• Directions: Starting at the top of the listing, extract every line up to and including the one with "var GREY = '#9a9a9a';". Pictures stay out of the copy.
>>>
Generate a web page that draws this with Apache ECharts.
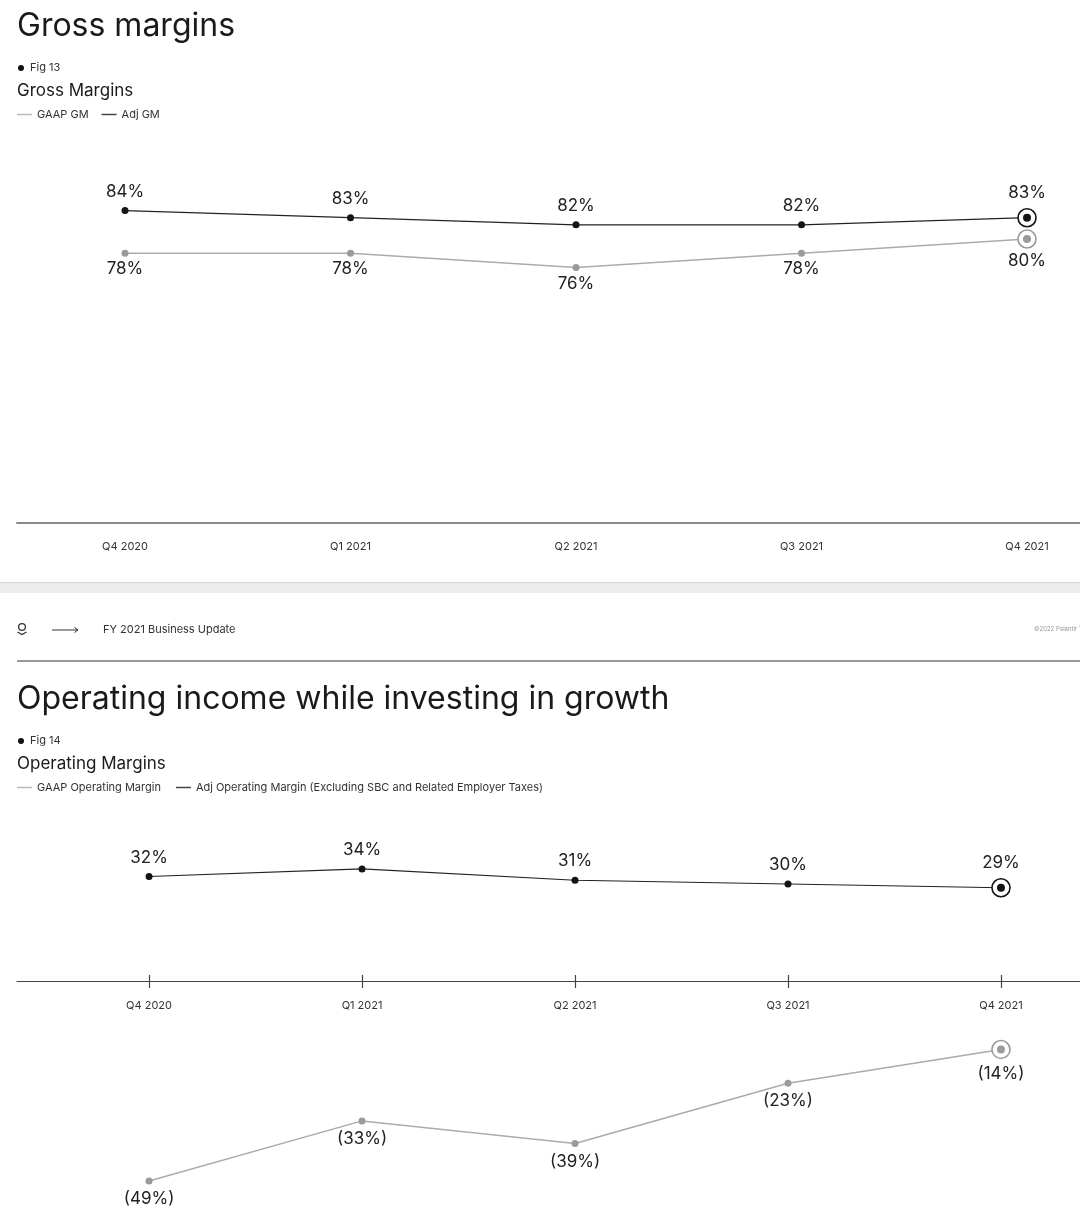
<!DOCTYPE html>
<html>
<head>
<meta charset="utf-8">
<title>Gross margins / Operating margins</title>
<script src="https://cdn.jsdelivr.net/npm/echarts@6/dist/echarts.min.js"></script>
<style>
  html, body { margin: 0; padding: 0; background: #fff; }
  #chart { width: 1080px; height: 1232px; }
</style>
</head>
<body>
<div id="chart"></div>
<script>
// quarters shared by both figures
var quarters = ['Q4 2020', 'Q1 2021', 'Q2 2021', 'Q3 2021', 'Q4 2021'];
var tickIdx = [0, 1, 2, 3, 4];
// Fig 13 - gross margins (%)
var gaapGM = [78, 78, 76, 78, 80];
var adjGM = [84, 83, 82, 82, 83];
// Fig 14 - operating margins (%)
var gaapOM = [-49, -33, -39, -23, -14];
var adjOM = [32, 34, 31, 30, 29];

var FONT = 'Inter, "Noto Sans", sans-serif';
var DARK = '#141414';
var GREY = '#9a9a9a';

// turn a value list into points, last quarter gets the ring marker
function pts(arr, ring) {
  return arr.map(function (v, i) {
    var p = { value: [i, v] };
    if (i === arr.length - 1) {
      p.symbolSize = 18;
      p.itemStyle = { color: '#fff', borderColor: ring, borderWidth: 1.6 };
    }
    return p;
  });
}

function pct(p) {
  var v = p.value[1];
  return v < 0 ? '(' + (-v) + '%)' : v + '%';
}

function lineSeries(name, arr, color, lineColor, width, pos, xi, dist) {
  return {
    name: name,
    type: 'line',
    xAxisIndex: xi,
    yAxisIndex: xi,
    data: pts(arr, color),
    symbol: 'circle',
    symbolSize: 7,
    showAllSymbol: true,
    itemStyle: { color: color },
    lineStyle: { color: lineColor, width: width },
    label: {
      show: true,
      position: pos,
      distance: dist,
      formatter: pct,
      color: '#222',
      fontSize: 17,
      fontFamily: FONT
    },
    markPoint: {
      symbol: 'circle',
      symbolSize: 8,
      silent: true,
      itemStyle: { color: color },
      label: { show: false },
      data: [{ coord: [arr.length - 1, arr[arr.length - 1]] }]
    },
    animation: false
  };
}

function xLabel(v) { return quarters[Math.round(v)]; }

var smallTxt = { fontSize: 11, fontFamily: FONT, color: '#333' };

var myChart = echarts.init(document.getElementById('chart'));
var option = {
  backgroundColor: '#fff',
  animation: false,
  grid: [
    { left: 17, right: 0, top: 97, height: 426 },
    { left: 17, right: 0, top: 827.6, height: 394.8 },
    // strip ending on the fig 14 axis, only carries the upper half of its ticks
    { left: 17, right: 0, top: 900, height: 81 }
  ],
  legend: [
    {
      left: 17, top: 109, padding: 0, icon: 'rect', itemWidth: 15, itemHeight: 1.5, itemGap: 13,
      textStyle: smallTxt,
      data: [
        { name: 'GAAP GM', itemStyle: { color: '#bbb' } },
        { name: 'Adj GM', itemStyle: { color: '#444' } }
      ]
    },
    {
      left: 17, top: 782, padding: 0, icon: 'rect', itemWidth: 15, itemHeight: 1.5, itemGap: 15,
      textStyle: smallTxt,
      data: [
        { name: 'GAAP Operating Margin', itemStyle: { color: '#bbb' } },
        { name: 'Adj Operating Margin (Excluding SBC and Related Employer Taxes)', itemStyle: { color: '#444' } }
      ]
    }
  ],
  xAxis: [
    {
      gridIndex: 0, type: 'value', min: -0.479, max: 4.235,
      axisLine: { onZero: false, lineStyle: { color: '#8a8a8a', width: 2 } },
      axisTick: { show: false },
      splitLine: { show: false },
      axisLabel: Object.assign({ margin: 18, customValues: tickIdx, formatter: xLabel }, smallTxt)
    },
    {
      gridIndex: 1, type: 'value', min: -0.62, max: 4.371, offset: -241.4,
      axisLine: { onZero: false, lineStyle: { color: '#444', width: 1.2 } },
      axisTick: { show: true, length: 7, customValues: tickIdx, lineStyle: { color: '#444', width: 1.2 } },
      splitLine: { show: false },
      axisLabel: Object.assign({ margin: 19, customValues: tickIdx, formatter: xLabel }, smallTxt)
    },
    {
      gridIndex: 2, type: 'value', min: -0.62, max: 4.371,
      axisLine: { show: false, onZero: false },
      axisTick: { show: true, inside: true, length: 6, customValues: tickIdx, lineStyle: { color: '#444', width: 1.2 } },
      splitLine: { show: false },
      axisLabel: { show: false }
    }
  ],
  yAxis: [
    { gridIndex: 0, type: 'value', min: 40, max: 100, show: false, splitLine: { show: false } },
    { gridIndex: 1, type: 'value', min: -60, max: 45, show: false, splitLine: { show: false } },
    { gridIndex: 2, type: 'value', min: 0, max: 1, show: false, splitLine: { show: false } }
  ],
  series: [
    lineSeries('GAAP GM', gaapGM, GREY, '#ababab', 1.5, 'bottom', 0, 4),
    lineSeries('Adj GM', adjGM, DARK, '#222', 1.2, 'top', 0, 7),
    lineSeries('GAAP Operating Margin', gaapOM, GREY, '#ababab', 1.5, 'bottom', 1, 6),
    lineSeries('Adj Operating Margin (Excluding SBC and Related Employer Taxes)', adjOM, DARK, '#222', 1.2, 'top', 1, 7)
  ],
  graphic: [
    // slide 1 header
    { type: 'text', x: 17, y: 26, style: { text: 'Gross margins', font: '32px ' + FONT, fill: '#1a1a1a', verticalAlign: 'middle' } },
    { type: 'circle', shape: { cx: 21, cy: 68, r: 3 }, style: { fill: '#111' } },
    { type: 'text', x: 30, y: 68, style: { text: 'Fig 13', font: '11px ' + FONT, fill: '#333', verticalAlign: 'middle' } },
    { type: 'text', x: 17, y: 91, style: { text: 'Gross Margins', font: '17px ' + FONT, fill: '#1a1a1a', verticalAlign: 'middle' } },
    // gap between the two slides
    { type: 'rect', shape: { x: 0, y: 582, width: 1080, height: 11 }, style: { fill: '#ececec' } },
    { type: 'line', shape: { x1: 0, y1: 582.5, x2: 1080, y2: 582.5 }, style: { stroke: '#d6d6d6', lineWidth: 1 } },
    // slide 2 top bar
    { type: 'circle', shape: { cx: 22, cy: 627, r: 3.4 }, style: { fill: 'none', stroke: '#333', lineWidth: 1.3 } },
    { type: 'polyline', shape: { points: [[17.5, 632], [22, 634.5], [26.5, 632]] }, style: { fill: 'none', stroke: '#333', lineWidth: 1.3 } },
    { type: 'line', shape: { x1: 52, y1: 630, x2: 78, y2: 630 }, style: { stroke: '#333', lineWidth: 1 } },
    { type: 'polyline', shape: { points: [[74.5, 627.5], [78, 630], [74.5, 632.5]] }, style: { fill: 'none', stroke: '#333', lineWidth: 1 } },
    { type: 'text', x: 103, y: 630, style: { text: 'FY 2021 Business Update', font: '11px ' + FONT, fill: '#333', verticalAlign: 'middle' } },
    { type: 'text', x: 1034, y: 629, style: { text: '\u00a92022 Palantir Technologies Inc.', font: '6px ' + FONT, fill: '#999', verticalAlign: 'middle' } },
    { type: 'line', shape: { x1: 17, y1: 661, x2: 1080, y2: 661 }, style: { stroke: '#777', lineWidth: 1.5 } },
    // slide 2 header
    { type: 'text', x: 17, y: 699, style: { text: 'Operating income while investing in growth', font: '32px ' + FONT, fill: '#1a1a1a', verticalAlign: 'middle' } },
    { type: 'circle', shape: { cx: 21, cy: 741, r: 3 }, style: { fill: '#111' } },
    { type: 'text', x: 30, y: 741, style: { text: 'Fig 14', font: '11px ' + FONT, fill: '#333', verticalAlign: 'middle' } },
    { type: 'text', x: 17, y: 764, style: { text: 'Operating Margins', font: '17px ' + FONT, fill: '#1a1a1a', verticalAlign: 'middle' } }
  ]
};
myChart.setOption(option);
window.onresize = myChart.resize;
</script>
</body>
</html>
<<<
• Complete output:
Generate a web page that draws this with Apache ECharts.
<!DOCTYPE html>
<html>
<head>
<meta charset="utf-8">
<title>Gross margins / Operating margins</title>
<script src="https://cdn.jsdelivr.net/npm/echarts@6/dist/echarts.min.js"></script>
<style>
  html, body { margin: 0; padding: 0; background: #fff; }
  #chart { width: 1080px; height: 1232px; }
</style>
</head>
<body>
<div id="chart"></div>
<script>
// quarters shared by both figures
var quarters = ['Q4 2020', 'Q1 2021', 'Q2 2021', 'Q3 2021', 'Q4 2021'];
var tickIdx = [0, 1, 2, 3, 4];
// Fig 13 - gross margins (%)
var gaapGM = [78, 78, 76, 78, 80];
var adjGM = [84, 83, 82, 82, 83];
// Fig 14 - operating margins (%)
var gaapOM = [-49, -33, -39, -23, -14];
var adjOM = [32, 34, 31, 30, 29];

var FONT = 'Inter, "Noto Sans", sans-serif';
var DARK = '#141414';
var GREY = '#9a9a9a';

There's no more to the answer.